问题
I have a very basic parrot script written in Python that simply prompts for a user input and prints it back inside an infinite loop. The Raspberry Pi has a USB barcode scanner attached for the input.
while True:
barcode = raw_input("Scan barcode: ")
print "Barcode scanned: " + barcode
When you scan at a "normal" speed it works reliably and the command output looks like this:
Scan barcode: 9780465031467
Barcode scanned: 9780465031467
Scan barcode: 9780007505142
Barcode scanned: 9780007505142
But when you really hammer it with many scans in close succession it is possible to make it miss inputs and the command output looks like this:
Scan barcode: 9780141049113
Barcode scanned: 9780141049113
Scan barcode: 9780465031467
Barcode scanned: 9780465031467
Scan barcode: 9780007505142
9780571273188
Barcode scanned: 9780571273188
Notice how 9780007505142
was input but never printed back.

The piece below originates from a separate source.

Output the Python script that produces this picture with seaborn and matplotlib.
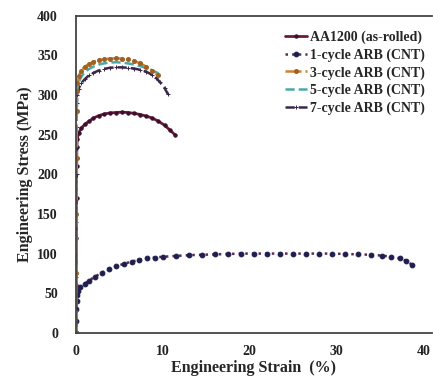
import numpy as np
import pandas as pd
import matplotlib
matplotlib.use("Agg")
import matplotlib.pyplot as plt
import seaborn as sns

# ---- data ----
labels = ["AA1200 (as-rolled)", "1-cycle ARB (CNT)", "3-cycle ARB (CNT)",
          "5-cycle ARB (CNT)", "7-cycle ARB (CNT)"]

strain_asrolled = [0, 0.02, 0.04, 0.06, 0.08, 0.1, 0.15, 0.3, 0.6, 1.0, 1.5, 2.0, 2.6, 3.2,
                   3.9, 4.6, 5.3, 6.0, 6.7, 7.4, 8.1, 8.8, 9.5, 10.2, 10.8, 11.4]
stress_asrolled = [0, 60, 120, 170, 210, 235, 245, 252, 258, 263, 267, 271, 274, 276,
                   277.5, 278, 278.5, 278, 277, 275.5, 273.5, 271, 267, 262, 256, 250]

strain_c1 = [0, 0.02, 0.05, 0.08, 0.12, 0.2, 0.5, 1.0, 1.5, 2.2, 3.0, 3.8, 4.6, 5.5, 6.4,
             7.3, 8.2, 9.1, 10.0, 11.5, 13.0, 14.5, 16.0, 17.5, 19.0, 20.5, 22.0, 23.5,
             25.0, 26.5, 28.0, 29.5, 31.0, 32.5, 34.0, 35.2, 36.3, 37.3, 38.0, 38.7]
stress_c1 = [0, 15, 30, 40, 48, 53, 58, 62, 66, 71, 76, 80, 84, 87, 90,
             92, 94, 95, 96, 97, 98, 98.5, 99, 99.5, 100, 100, 100, 100,
             100, 100, 100, 100, 99.5, 99, 98.5, 97.5, 96, 94, 91, 86]

strain_c3 = [0, 0.02, 0.04, 0.06, 0.08, 0.1, 0.15, 0.3, 0.6, 1.0, 1.5, 2.0, 2.6, 3.2,
             3.9, 4.6, 5.3, 6.0, 6.7, 7.4, 8.1, 8.8, 9.4]
stress_c3 = [0, 75, 150, 220, 280, 305, 315, 324, 331, 336, 339, 342, 344, 345.5,
             346, 346.5, 346, 345, 343, 340, 336, 331, 325]

strain_c5 = [0, 0.02, 0.04, 0.06, 0.08, 0.1, 0.15, 0.3, 0.6, 1.0, 1.5, 2.0, 2.6, 3.2,
             3.9, 4.6, 5.3, 6.0, 6.7, 7.4, 8.1, 8.8, 9.6]
stress_c5 = [0, 72, 145, 215, 270, 298, 308, 316, 323, 329, 333, 336, 338.5, 340,
             341, 341.5, 341, 340, 338.5, 336.5, 334, 331, 327]

strain_c7 = [0, 0.02, 0.04, 0.06, 0.08, 0.1, 0.15, 0.3, 0.6, 1.0, 1.5, 2.0, 2.6, 3.2,
             3.9, 4.6, 5.3, 6.0, 6.7, 7.4, 8.1, 8.7, 9.2, 9.7, 10.2, 10.6]
stress_c7 = [0, 70, 140, 200, 260, 290, 300, 308, 315, 320, 325, 328, 331, 333,
             334.5, 335, 335, 334.5, 333.5, 332, 329.5, 326, 322, 316, 309, 301]

xticks = [0, 10, 20, 30, 40]
yticks = [0, 50, 100, 150, 200, 250, 300, 350, 400]

series = [
    (labels[0], strain_asrolled, stress_asrolled),
    (labels[1], strain_c1, stress_c1),
    (labels[2], strain_c3, stress_c3),
    (labels[3], strain_c5, stress_c5),
    (labels[4], strain_c7, stress_c7),
]
styles = {
    labels[0]: dict(color="#6e1836", linestyle="-", marker="o", markersize=2.4, lw=2.0,
                    markerfacecolor="#3a1030", markeredgecolor="#3a1030"),
    labels[1]: dict(color="#5a2a55", linestyle=":", marker="o", markersize=3.4, lw=1.8,
                    markerfacecolor="#1e1e50", markeredgecolor="#1e1e50"),
    labels[2]: dict(color="#c8842c", linestyle="-.", marker="o", markersize=2.8, lw=1.8,
                    markerfacecolor="#a06020", markeredgecolor="#a06020"),
    labels[3]: dict(color="#4aa8ac", linestyle="--", marker=None, lw=1.8),
    labels[4]: dict(color="#3a2848", linestyle="--", marker="+", markersize=3.0, lw=1.8,
                    markeredgecolor="#3a2848"),
}

sns.set_style("white")
plt.rcParams["font.family"] = ["Liberation Serif", "DejaVu Serif"]
plt.rcParams["font.weight"] = "bold"

fig = plt.figure(figsize=(4.33, 3.87), dpi=100)
ax = fig.add_axes([0.1755, 0.140, 0.822, 0.819])

order = [labels[1], labels[0], labels[4], labels[3], labels[2]]
lookup = {n: (x, y) for n, x, y in series}
for name in order:
    x, y = lookup[name]
    df = pd.DataFrame({"strain": x, "stress": y})
    sns.lineplot(data=df, x="strain", y="stress", ax=ax, label=name, sort=False,
                 estimator=None, **styles[name])

ax.set_xlim(0, 41)
ax.set_ylim(0, 400)
ax.set_xticks(xticks)
ax.set_yticks(yticks)
ax.tick_params(direction="in", length=3, width=1.2, labelsize=10, colors="#222222")
ax.tick_params(axis="x", pad=9)
ax.tick_params(axis="y", pad=13)
for lab in ax.get_xticklabels() + ax.get_yticklabels():
    lab.set_fontweight("bold")
ax.set_xlabel("Engineering Strain  (%)", fontsize=11.5, fontweight="bold", labelpad=1)
ax.set_ylabel("Engineering Stress (MPa)", fontsize=11.5, fontweight="bold", labelpad=3)

for side in ["left", "bottom", "top"]:
    ax.spines[side].set_visible(True)
    ax.spines[side].set_color("#444444")
    ax.spines[side].set_linewidth(1.3)
ax.spines["right"].set_visible(False)

handles, labs = ax.get_legend_handles_labels()
hmap = dict(zip(labs, handles))
leg = ax.legend([hmap[l] for l in labels], labels, loc="upper right",
                bbox_to_anchor=(1.0, 0.975), frameon=False,
                handlelength=1.6, handletextpad=0.2, labelspacing=0.3,
                borderaxespad=0.1,
                prop={"weight": "bold", "size": 10})

fig.savefig("out.png", dpi=100)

It got lost in the confusion.
See a video demonstration of my test at: https://youtu.be/kdsfdKFhC1M
My question: Is this an inevitability of using a low powered device like a Pi? Will it always be true that a user with a barcode scanner will be able to out-run the hardware's ability to keep up?
回答1:
You should probably read from stdin
directly using code similar to the following:
import os
import sys
import select
stdin_fd = sys.stdin.fileno()
try:
while True:
sys.stdout.write("Scan barcode: ")
sys.stdout.flush()
r_list = [stdin_fd]
w_list = list()
x_list = list()
r_list, w_list, x_list = select.select(r_list, w_list, x_list)
if stdin_fd in r_list:
result = os.read(stdin_fd, 1024)
result = result.rstrip()
result = [line.rstrip() for line in result.split('\n')]
for line in result:
print "Barcode scanned: %s" % line
except KeyboardInterrupt:
print "Keyboard interrupt"
This code should handle the case that multiple lines are read at once. The read
buffer size is arbitrary and you might have to change it depending on how much data you need to handle.
回答2:
I know this is a little late, but after a closer look at the raw_input() docs I think it is pretty plain that raw_input is not designed to handle multi-line inputs. When it encounters a multi-line input it seems to only read the last line. (as demonstrated by your test). So my question is, how is raw_input getting a multi-line input in the first place? is the delay caused by the python program not being able to process the raw_input fast enough? Or is the delay inside the USB scanner/driver, and as a result it outputs two numbers instantaneously causing raw_input to process the last line without giving it an opportunity to process the first?